Rotten Apples

After the Release of the Much Anticipated iPhone,Steve Jobs Tries to Stay One Step Ahead of Hackers

While Apple is busy introducing its new touch-screen-video iPod, in Vienna, the “iPod Touch,” some students are already making phone-calls on the yet-to-be released iPhone. All the local reporting on the iPhone had suggested that a two-year contract with AT&T (in America) in order to buy the $399 phone and that it would not work with other operators.

That is, until a Sept. 22 article in the Austrian daily Der Standard reported that two Austrian IT workers have been able to hack the iPhone, disabling the SIM-card lock and enabling all non-phone features within the first few days of the phone’s release.

The unlocked iPhone, this one using the Vodafone service | Photo: John Ballinger

Then they published their secret: Now, a simple tutorial at gives instructions about how, in four easy steps, the iPhone can be unlocked, no disassembly needed. In addition, they have added a function that will reset the firmware restoring all guarantee claims. Requesting anonymity for professional reasons, Marian M. and Michael B. explained their motives:

“If you have to buy the phone for the full price, you should be able to choose which contract you use it under,” the two hackers told the WebStandard. Self- described Apple “fanatics,” they see it as a protest against Apple’s strict product policy.

Observers reported being surprised with the speed with which the hackers had been able to break the “lock.” Within a week, the code had been written and the page uploaded. Applying their code not only unlocks the phone but also allows access to its programmability, something Apple had hoped to restrict. Initially, only Apple could update and install software on the phone; the hacked code now allows any user to play a game of chess or install the newest word processing software. Marian M. and Michael B. plan to upload a German version with even easier instructions within the next couple of weeks.

Ever since it’s initial introduction in San Francisco in January, the iPhone was expected to sell badly due to its high purchase price. It was introduced commercially on June 29th, and the first non-AT&T activation steps were revealed two days later.  It wasn’t until September 12th that the first software tools for unlocking became available free on the Internet.

Several other methods of unlocking have been found, although all involved taking apart the phone or installing a reprogrammed SIM-card. For the first month, early adopters were able to use the device’s built-in WiFi capability, send and receive emails and photos, check stocks, watch movies, synchronize important dates, surf the internet in full resolution, check Google-maps, listen to music and install a variety of unsupported applications.
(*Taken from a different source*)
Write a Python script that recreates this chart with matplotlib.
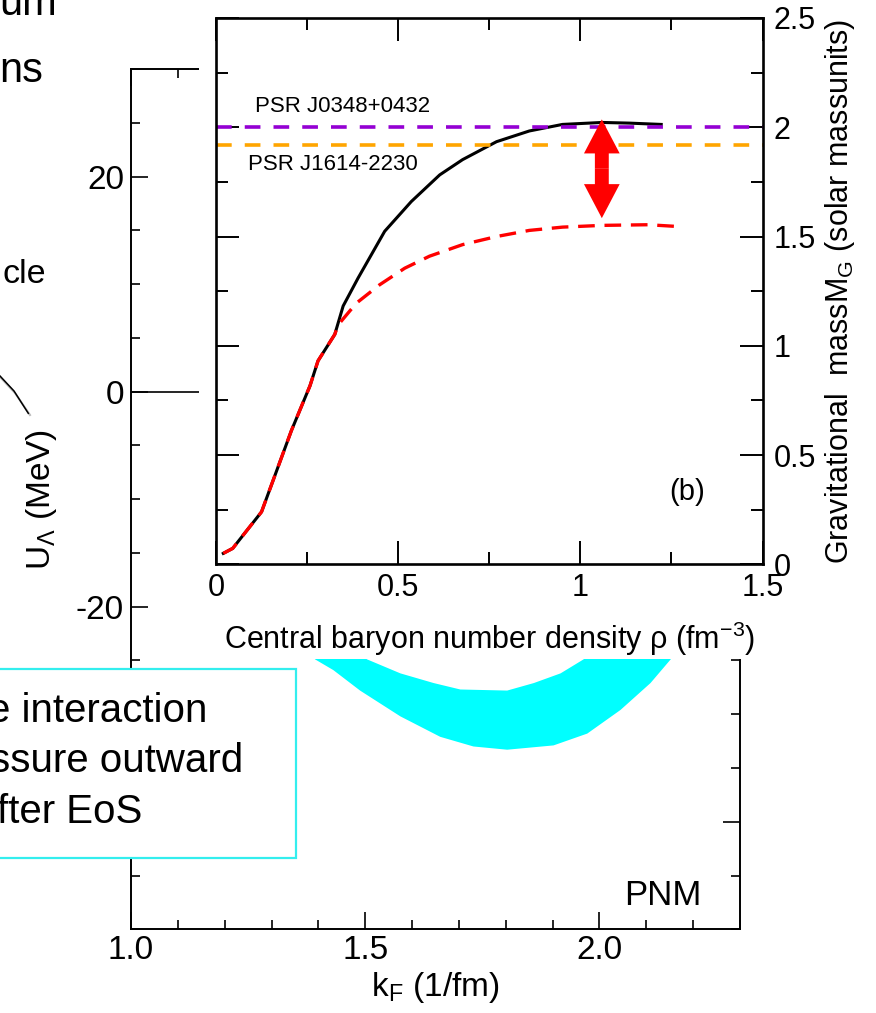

The first unlocking programs surfaced after a 16-year old, named George Hotz (aka Geohot) figured out how to take the phone apart and poke two connected needles into the circuitry, thus sending a command to the phone’s baseband.  On Aug. 21, Geohot published a video on YouTube demonstrating his unlocked iPhone:

“Hi Everyone, I’m Geohot, and this is the world’s first unlocked iPhone,” he stated triumphantly in his first public appearance.  About twenty days later, anybody with intermediate computer skills could trick the phone into activation and install one of the several free unlocking applications.

The iPhone costs approximately 320 Euros, including New York City sales-tax, minus shipping and domestic taxes. Although Apple has promised AT&T to fight the unlocking, Apple has yet to release an optional software-update for the iPhone which may prevent future unlocking. Hackers are hard at work on relocking tools to prevent updated iPhones from being “bricked.”

Hackers are confident that they will continue to break through Apple’s efforts. In an anonymous chat back in July an Apple employee told The Vienna Review that he sympathised with the saboteurs.
“I hope they hack it!” he said. “We’ll sell more iPhones.”

However, Apple has promised AT&T exclusive rights to all iPhones in the United States and claims it will make a good faith effort to prevent further unlocking.

In the last week of September, Apple CEO Steven Jobs reacted to the new findings for the first time. In a press conference in London, he said that Apple will continually try to be one step ahead of the hackers by releasing updates and new software. So far, the phone is not available for purchase on its own. Unless acquired illegally, it still comes with a binding 24 month contract with a standing charge of approximately €24 a month, depending on the tariff.

On Sept. 19, the company announced the price for Europe at  €399 with a two-year binding contract, as in America. With one million sold in the US, it remains in question whether that benchmark can be met in Europe as well.

While plans for release in Austria have not been announced, it has already been widely reported that T-Mobile will be the first to offer the iPhone here, most probably in time for the holidays. The new phones will be released with Apple’s 1.1.1 software, which will apparently put an end to unlocking. However it is still possible to buy phones with 1.0.2 firmware at any Apple Store or AT&T dealer in the US. This is likely to meet with aggressive resistance, based on evidence of bloggers of internet portals such as, who suggest that this policy is a mistake.

As a final blow to hackers, should you update your unlocked iPhone with the 1.1.1 software, Apple has programmed the product to “self-destruct,” putting an end to all functions. So much for customer service.